La finance durable est-elle la solution?

Rosa Sangiorgio, Pictet Wealth Management

2 minutes de lecture

Les clients veulent que les banques relèvent les défis ESG. Cela a du sens dans l'investissement à long terme et celles-ci ne peuvent réussir que si la société et l'environnement sont stables.

Depuis des dizaines d'années, nous vivons à crédit en exploitant les ressources de notre écosystème. Cela se traduit notamment par l'altération des cycles du carbone et de l'eau et par la perte de biodiversité. En tant qu'investisseurs, nous savons bien que rien n’est gratuit, mais au lieu de payer la facture, nous continuons à demander des prêts. Et plus nous tarderons à payer ces dettes, plus les coûts augmenteront.

Aujourd'hui, notre planète nous envoie des injonctions de plus en plus pressantes, par exemple sous la forme d'événements climatiques extrêmes. Contrairement au monde financier, la nature ne peut s'adresser à une banque centrale. Aucune institution ne peut intervenir du jour au lendemain pour éliminer les gaz à effet de serre de notre atmosphère, pour injecter de l'eau là où elle manque ou pour assainir les terres polluées. Le défi auquel nous sommes confrontés aujourd'hui est de savoir comment, et à quel rythme, nous pouvons réussir la transition vers une économie plus durable.

Les gouvernements ne peuvent à eux seuls assurer une transition plus rapide, mais ils jouent un rôle clé dans la création de conditions-cadres qui encouragent les investissements durables, que ce soit par la fiscalité, la réglementation ou les subventions aux technologies propres.

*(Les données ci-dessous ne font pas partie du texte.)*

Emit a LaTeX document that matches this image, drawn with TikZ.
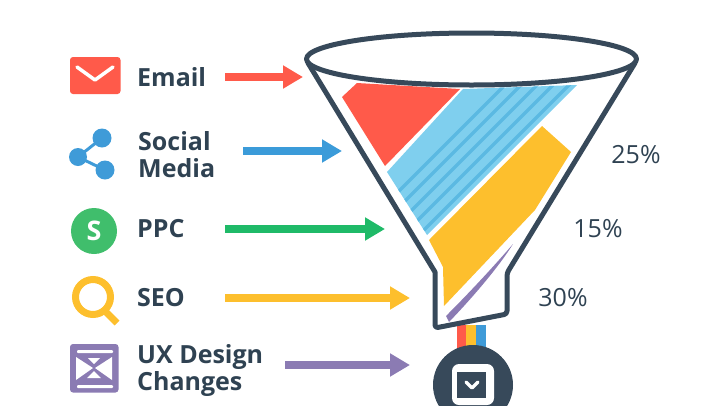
\documentclass[tikz,border=0pt]{standalone}
\usepackage{fontspec}
\setmainfont{Open Sans}
\usetikzlibrary{arrows.meta}
\definecolor{inkdark}{HTML}{2F4252}
\definecolor{funneldark}{HTML}{37495A}
\definecolor{flowred}{HTML}{FF5A4A}
\definecolor{flowblue}{HTML}{3B9BD9}
\definecolor{flowgreen}{HTML}{1FBA68}
\definecolor{iconyellow}{HTML}{FDBF2D}
\definecolor{flowpurple}{HTML}{8B7BB3}
\definecolor{bandblue}{HTML}{7FCFEE}
\definecolor{bandstripe}{HTML}{5BB9E2}
\definecolor{iconblue}{HTML}{3F9BD8}
\definecolor{icongreen}{HTML}{40BE6C}

\begin{document}
\begin{tikzpicture}[x=1pt,y=-1pt,
  channel/.style={font=\fontsize{25}{27}\selectfont\bfseries,text=inkdark,anchor=west,align=left,inner sep=0pt},
  share/.style={font=\fontsize{25}{27}\selectfont,text=inkdark,inner sep=0pt},
  flow/.style={line width=8pt,-{Triangle[length=20pt,width=22pt]}},
  rim/.style={draw=funneldark,line width=5pt,line join=round}]

  \useasboundingbox (0,0) rectangle (720,405);

  % colour bands inside the funnel
  \fill[flowred] (357,83) -- (342,97) -- (385,166) -- (460,89) -- cycle;
  \begin{scope}
    \clip (463,89) -- (577,85) -- (427,235) -- (387,172) -- cycle;
    \fill[bandblue] (380,80) rectangle (580,240);
    \foreach \s in {0,16,...,240}
      \draw[bandstripe,line width=3.5pt] (360+\s,230) -- (360+\s+170,60);
  \end{scope}
  \fill[iconyellow] (542,126) -- (571,152) -- (535,210) -- (444,306) -- (443,267) -- (429,240) -- cycle;
  \fill[flowpurple] (513,244) .. controls (500,265) and (475,295) .. (449,322) -- (446,316) .. controls (470,292) and (495,265) .. cycle;

  % stripes under the funnel
  \fill[flowred] (457,325) rectangle (466,350);
  \fill[iconyellow] (466,325) rectangle (476,350);
  \fill[iconblue] (476,325) rectangle (486,350);

  % funnel
  \draw[rim] (308,63) -- (435,272) -- (435,323) [rounded corners=3pt] -- (435,328) -- (507,314) -- (507,273) [sharp corners] -- (635,63);
  \draw[rim,fill=white] (471.5,59) ellipse (165 and 26);

  % output circle
  \fill[funneldark] (473,385) circle (40);
  \fill[white,rounded corners=7pt] (452,364) rectangle (494,405);
  \fill[funneldark] (457,372) rectangle (486,398);
  \draw[white,line width=3.5pt,line cap=round,line join=round] (466,382) -- (472,388) -- (478,382);

  % email icon
  \fill[flowred,rounded corners=3pt] (70,57) rectangle (120.5,94);
  \draw[white,line width=3.5pt,line cap=round,line join=round] (77,67) -- (95,80) -- (113,67);
  % social icon
  \draw[iconblue,line width=3pt] (102,138) -- (78,157) -- (105,170);
  \fill[iconblue] (78,157) circle (9) (102,138) circle (9.5) (105,170) circle (9.5);
  % ppc icon
  \fill[icongreen] (94,231) circle (23);
  \node[font=\fontsize{27}{27}\selectfont\bfseries,text=white,inner sep=0pt] (ppcmark) at (94,231) {S};
  % seo icon
  \draw[iconyellow,line width=7pt] (93,297) circle (17.5);
  \draw[iconyellow,line width=7pt] (105,311) -- (117,323);
  % ux icon
  \fill[flowpurple,rounded corners=3pt] (70,344) rectangle (118.5,392.5);
  \fill[white,rounded corners=1pt] (77,350) rectangle (113,353);
  \fill[white,rounded corners=1pt] (77,385) rectangle (113,388);
  \fill[white] (76,357) -- (93,368) -- (76,380) -- cycle;
  \fill[white] (112,357) -- (95,368) -- (112,380) -- cycle;
  \fill[white] (88,358) -- (100,358) -- (94,364) -- cycle;
  \fill[white] (87,378) -- (101,378) -- (94,371) -- cycle;

  % channel labels
  \node[channel] (email) at (137,77) {Email};
  \node[channel] (social) at (138,155) {Social\\Media};
  \node[channel] (ppc) at (137,229) {PPC};
  \node[channel] (seo) at (137,298) {SEO};
  \node[channel] (ux) at (137,370) {UX Design\\Changes};

  % share labels
  \node[share] (share25) at (636,155) {25\%};
  \node[share] (share15) at (598,229) {15\%};
  \node[share] (share30) at (563,298) {30\%};

  % where the arrows end
  \coordinate (emailin) at (303,77);
  \coordinate (socialin) at (342,151);
  \coordinate (ppcin) at (385,229);
  \coordinate (seoin) at (410,298);
  \coordinate (uxin) at (410,365);

  \draw[flow,flowred] (225,77) -- (emailin);
  \draw[flow,flowblue] (243,151) -- (socialin);
  \draw[flow,flowgreen] (225,229) -- (ppcin);
  \draw[flow,iconyellow] (225,298) -- (seoin);
  \draw[flow,flowpurple] (285,365) -- (uxin);
\end{tikzpicture}
\end{document}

Le secteur financier en tant que catalyseur dans le processus vers une économie durable

Si l'on examine de plus près le système financier, les banques sont en fait l'épine dorsale du système économique réel. La manière dont le capital est déployé - sous la forme d'investissements et de financements - détermine ce qui peut ou ne peut pas être réalisé. Lorsque les capitaux affluent vers des entreprises qui respectent les limites de la planète, notre société devient plus durable.

Mais pourquoi serait-il du devoir des banques de relever des défis sociaux tels que le changement climatique, la perte rapide de biodiversité et les futures pandémies?

Parce que les clients le demandent. Parce que cela a du sens dans une perspective d'investissement à long terme. Parce que les banques ne peuvent réussir à long terme que si la société et l'environnement sont stables.

Avons-nous tout ce qu'il faut pour réussir?

La disponibilité de données ESG (environnementales, sociales et de gouvernance) fiables sur les entreprises est essentielle pour prendre des décisions éclairées en matière d'investissement et de crédit qui tiennent compte des critères de durabilité. Malheureusement, malgré la multitude de sources de données, de fournisseurs de données et de recherches dans ce domaine, il existe toujours un fossé entre la quantité de données nécessaires pour prendre des décisions en matière de durabilité et les données disponibles.

Beaucoup a été fait à cet égard. Des initiatives volontaires telles que la Task Force on Climate-related Financial Disclosures (TCFD) ou la Task Force on Nature-related Financial Disclosures (TNFD) ont été lancées pour mettre à disposition des données plus pertinentes. Sur le plan réglementaire également, de plus en plus d'autorités s'engagent dans cette voie; pensons par exemple à la taxonomie de l'UE, à la directive sur les rapports de durabilité des entreprises (CSRD) ou aux règles proposées par la SEC sur la divulgation des données climatiques, qui exigent des entreprises qu'elles divulguent des informations et fournissent un cadre aux institutions financières et aux investisseurs.

Si les données sont d'une importance capitale, il est tout aussi important d'avoir la bonne perspective et le bon contexte pour les utiliser. Au sein de la communauté des investisseurs, dans les médias et en politique, les termes ESG et investissement d'impact sont souvent utilisés de manière interchangeable, alors qu'ils représentent des concepts très différents.

Ce qu'il faut avant tout, c'est de la coopération. A tous les niveaux

Coopération entre les entreprises et l'industrie financière; d'une part, pour générer, rapporter et collecter des données de manière efficace et, d'autre part, pour réduire la multitude de niveaux et de normes, permettant ainsi une mise en œuvre à long terme basée sur la science.

Coopération entre les régulateurs et l'industrie financière pour promouvoir des cadres alignés sur la recherche scientifique, pas trop idéalistes, réalisables dans la pratique.

Coopération entre les clients et l'industrie financière: les banques doivent comprendre les besoins des investisseurs, les sensibiliser en quantifiant les impacts positifs et négatifs de leurs investissements, les aider à réaliser que les investissements ne sont pas seulement des chiffres, mais qu'ils représentent l'économie réelle de demain.

Ce n'est qu'avec la collaboration de toutes les parties prenantes que les défis de notre époque pourront être véritablement relevés.